### [Work to do]
Using the records provided below, locate and copy each line that contains the word "matplotlib".

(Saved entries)
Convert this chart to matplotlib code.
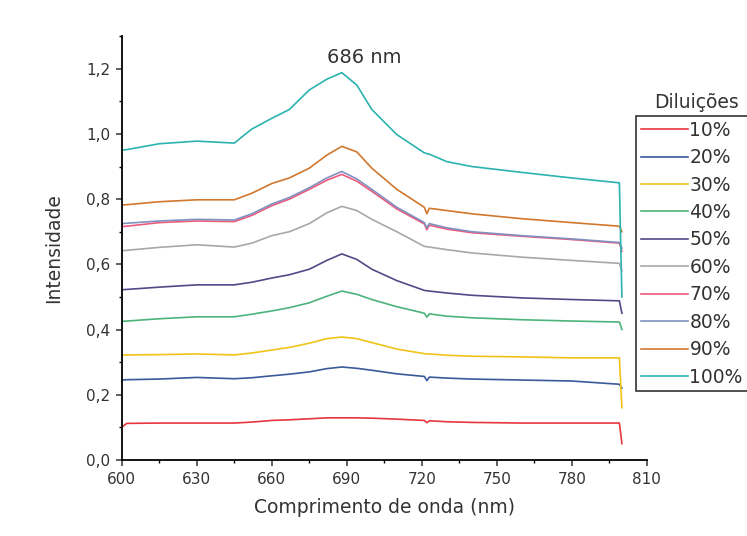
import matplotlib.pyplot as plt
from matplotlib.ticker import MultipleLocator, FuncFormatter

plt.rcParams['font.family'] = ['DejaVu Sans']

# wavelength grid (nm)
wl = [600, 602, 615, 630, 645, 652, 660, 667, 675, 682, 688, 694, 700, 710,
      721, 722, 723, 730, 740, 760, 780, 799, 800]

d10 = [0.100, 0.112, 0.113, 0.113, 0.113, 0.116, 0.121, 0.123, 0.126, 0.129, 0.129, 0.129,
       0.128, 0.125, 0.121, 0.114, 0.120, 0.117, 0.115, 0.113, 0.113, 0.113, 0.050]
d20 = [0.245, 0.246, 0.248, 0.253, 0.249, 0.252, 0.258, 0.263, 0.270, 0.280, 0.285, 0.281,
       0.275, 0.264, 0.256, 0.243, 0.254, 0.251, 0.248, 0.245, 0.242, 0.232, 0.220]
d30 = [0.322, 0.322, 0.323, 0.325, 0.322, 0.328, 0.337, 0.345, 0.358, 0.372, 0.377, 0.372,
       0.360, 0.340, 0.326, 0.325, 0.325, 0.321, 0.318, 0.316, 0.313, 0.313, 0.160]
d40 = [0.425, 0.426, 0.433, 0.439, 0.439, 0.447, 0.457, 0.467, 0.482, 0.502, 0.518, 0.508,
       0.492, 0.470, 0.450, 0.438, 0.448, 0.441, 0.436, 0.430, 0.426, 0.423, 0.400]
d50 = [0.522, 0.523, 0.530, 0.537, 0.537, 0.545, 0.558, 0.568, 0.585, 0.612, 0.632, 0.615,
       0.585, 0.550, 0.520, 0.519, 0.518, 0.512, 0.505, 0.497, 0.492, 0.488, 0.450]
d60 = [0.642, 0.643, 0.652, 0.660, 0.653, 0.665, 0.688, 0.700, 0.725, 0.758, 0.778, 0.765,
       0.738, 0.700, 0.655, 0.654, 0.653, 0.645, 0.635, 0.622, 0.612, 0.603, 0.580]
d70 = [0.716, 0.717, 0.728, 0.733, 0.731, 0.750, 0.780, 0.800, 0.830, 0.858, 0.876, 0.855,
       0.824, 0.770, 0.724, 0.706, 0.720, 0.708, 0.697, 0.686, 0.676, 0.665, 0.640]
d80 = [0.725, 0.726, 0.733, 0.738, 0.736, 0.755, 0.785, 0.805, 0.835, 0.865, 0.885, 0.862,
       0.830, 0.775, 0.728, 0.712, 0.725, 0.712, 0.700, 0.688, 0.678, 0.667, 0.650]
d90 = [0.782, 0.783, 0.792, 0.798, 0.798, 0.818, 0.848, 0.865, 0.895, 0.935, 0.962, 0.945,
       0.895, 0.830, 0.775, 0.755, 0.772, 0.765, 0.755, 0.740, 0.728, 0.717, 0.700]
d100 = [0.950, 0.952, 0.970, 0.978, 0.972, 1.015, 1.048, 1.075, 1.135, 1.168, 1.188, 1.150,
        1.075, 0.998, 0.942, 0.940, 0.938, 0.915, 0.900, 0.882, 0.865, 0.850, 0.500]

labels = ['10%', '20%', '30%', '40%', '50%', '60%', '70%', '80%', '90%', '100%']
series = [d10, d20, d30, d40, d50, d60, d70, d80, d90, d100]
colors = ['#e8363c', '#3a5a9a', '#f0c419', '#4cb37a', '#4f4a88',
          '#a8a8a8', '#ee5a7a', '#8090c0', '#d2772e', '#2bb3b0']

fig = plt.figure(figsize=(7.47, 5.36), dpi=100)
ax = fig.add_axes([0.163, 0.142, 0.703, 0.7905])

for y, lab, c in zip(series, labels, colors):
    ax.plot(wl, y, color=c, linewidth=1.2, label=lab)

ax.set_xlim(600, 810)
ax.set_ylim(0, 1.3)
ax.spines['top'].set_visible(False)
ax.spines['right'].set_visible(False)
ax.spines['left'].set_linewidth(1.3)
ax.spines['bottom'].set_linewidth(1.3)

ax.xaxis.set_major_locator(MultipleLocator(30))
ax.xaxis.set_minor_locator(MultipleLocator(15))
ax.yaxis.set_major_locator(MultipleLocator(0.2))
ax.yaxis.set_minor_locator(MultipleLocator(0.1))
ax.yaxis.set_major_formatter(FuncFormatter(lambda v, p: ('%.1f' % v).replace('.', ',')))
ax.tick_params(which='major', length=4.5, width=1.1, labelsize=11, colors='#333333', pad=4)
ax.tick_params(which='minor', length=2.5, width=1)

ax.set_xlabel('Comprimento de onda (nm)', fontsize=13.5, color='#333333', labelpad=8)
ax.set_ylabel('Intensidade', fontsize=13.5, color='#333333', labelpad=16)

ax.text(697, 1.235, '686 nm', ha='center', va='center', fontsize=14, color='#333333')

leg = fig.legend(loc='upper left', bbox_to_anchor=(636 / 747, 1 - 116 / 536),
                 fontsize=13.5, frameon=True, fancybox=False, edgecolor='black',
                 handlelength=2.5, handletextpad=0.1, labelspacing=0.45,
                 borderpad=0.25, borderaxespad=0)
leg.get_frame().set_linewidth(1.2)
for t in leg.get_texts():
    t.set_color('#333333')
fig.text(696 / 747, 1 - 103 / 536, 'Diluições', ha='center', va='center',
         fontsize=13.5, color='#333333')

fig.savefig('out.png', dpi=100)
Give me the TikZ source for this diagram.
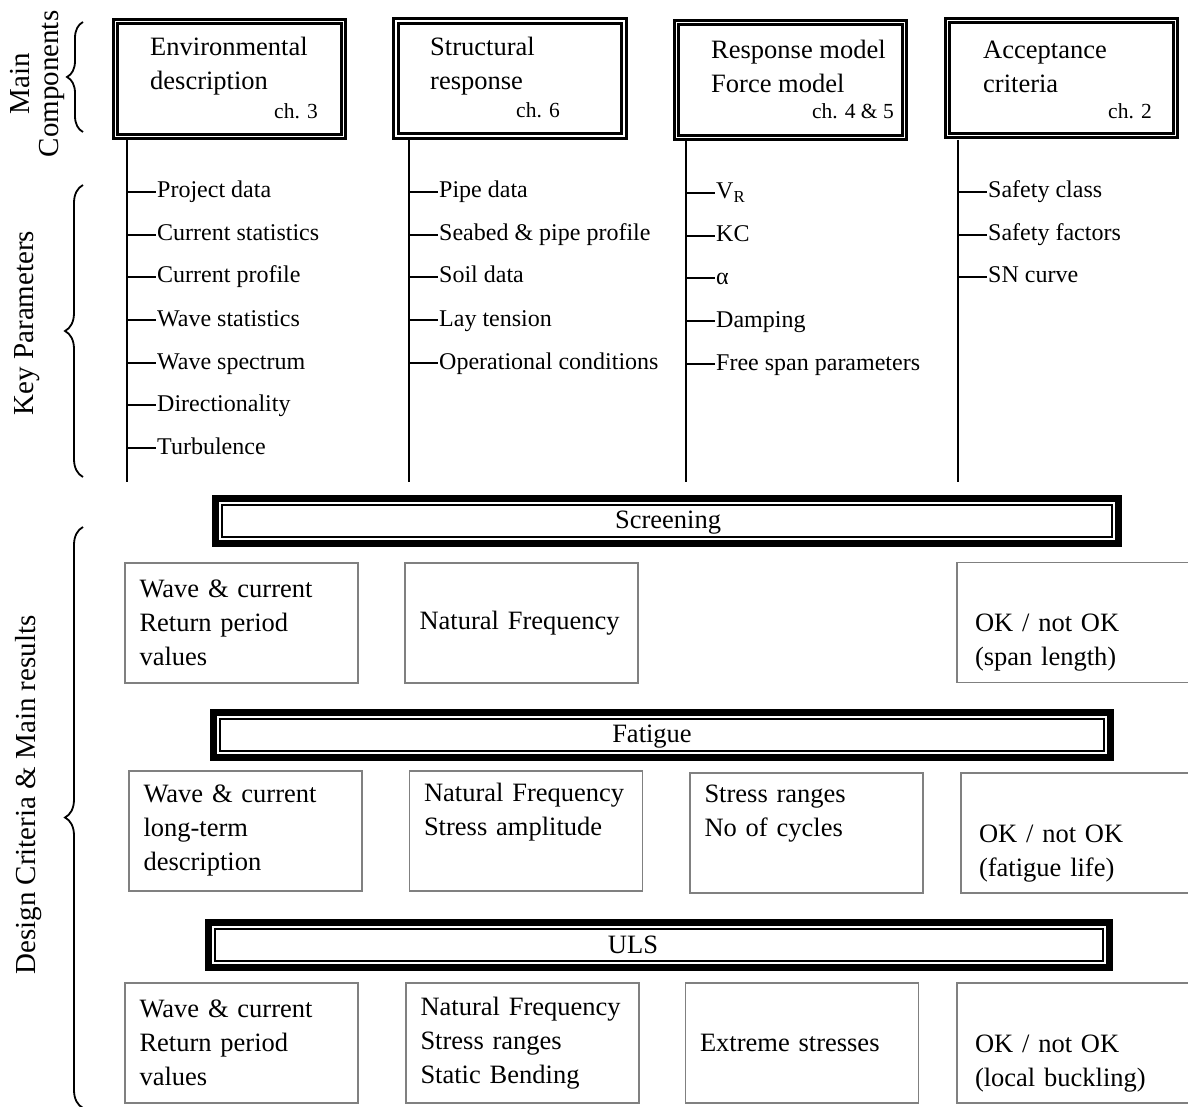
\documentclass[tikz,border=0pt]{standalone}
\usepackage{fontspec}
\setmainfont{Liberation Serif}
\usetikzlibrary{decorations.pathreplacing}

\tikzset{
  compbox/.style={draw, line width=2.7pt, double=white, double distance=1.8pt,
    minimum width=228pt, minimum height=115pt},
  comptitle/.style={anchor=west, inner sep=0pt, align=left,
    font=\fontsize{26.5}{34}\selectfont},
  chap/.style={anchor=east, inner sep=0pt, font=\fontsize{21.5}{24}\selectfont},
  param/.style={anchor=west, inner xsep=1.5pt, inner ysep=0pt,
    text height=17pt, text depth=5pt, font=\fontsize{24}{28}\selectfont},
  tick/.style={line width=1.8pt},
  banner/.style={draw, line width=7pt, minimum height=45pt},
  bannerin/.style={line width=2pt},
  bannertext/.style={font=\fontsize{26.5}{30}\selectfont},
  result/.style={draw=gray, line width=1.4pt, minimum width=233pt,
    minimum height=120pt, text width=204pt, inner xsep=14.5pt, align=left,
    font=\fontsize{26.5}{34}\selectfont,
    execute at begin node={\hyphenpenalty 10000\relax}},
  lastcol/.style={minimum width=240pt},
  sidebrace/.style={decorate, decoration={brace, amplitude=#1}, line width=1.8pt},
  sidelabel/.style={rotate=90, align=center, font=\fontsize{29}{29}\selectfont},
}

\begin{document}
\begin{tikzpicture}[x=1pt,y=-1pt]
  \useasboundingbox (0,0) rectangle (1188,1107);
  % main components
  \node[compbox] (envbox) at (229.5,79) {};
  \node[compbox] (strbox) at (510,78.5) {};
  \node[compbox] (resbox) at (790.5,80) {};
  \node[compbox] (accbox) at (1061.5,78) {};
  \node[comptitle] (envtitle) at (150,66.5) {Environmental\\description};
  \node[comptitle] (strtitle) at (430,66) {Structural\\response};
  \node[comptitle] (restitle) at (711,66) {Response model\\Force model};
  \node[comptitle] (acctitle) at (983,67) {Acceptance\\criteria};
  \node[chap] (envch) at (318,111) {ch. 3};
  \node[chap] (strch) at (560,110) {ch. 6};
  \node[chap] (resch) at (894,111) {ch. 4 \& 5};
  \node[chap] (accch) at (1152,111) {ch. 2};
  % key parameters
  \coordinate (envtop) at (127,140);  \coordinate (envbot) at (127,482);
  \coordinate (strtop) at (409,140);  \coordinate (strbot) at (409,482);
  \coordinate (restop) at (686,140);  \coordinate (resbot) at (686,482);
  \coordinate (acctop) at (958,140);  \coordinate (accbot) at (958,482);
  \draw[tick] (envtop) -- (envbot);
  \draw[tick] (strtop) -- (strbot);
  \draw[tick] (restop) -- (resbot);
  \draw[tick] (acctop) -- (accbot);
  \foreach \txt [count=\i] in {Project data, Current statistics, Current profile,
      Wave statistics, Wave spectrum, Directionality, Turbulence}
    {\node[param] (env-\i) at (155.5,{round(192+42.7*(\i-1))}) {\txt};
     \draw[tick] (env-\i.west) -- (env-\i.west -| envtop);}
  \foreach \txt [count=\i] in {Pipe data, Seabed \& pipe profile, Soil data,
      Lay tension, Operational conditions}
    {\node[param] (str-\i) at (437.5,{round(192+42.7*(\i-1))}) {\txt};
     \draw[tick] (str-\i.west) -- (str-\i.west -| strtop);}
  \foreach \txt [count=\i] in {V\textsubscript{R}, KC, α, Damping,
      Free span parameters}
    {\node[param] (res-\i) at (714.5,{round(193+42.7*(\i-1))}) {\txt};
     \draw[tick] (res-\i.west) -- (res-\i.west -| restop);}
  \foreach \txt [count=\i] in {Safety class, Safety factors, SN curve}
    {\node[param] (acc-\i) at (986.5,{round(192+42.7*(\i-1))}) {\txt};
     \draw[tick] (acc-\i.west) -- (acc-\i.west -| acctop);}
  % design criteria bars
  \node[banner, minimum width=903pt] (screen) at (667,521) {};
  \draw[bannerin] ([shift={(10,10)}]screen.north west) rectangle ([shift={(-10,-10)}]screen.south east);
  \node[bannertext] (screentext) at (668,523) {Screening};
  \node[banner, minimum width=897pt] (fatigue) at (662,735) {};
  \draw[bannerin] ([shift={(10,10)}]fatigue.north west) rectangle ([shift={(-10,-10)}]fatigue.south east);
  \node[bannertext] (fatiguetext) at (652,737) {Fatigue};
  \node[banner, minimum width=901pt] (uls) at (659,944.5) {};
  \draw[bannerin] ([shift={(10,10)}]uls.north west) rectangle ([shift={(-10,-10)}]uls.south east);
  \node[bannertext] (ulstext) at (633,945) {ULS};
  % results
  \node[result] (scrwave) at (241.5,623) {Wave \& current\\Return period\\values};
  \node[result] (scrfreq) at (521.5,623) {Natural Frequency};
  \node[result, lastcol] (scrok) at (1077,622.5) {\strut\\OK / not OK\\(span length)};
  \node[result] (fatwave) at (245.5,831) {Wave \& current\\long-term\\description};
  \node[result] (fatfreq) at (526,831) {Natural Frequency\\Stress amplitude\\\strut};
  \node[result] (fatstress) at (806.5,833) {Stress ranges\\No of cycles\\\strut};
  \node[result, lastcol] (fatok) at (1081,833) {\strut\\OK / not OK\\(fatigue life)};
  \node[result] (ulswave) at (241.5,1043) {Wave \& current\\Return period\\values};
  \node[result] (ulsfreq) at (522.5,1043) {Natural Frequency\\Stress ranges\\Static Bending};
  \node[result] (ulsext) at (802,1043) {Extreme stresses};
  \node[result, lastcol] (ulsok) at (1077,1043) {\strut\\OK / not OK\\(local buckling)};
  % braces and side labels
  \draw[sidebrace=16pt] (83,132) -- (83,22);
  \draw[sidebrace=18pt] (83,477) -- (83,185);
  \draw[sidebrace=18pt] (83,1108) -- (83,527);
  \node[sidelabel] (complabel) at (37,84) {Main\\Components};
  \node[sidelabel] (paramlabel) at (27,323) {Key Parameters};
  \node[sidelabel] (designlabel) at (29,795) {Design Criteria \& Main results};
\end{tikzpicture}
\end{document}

### [Reply to the exercise]
Convert this chart to matplotlib code.
import matplotlib.pyplot as plt
from matplotlib.ticker import MultipleLocator, FuncFormatter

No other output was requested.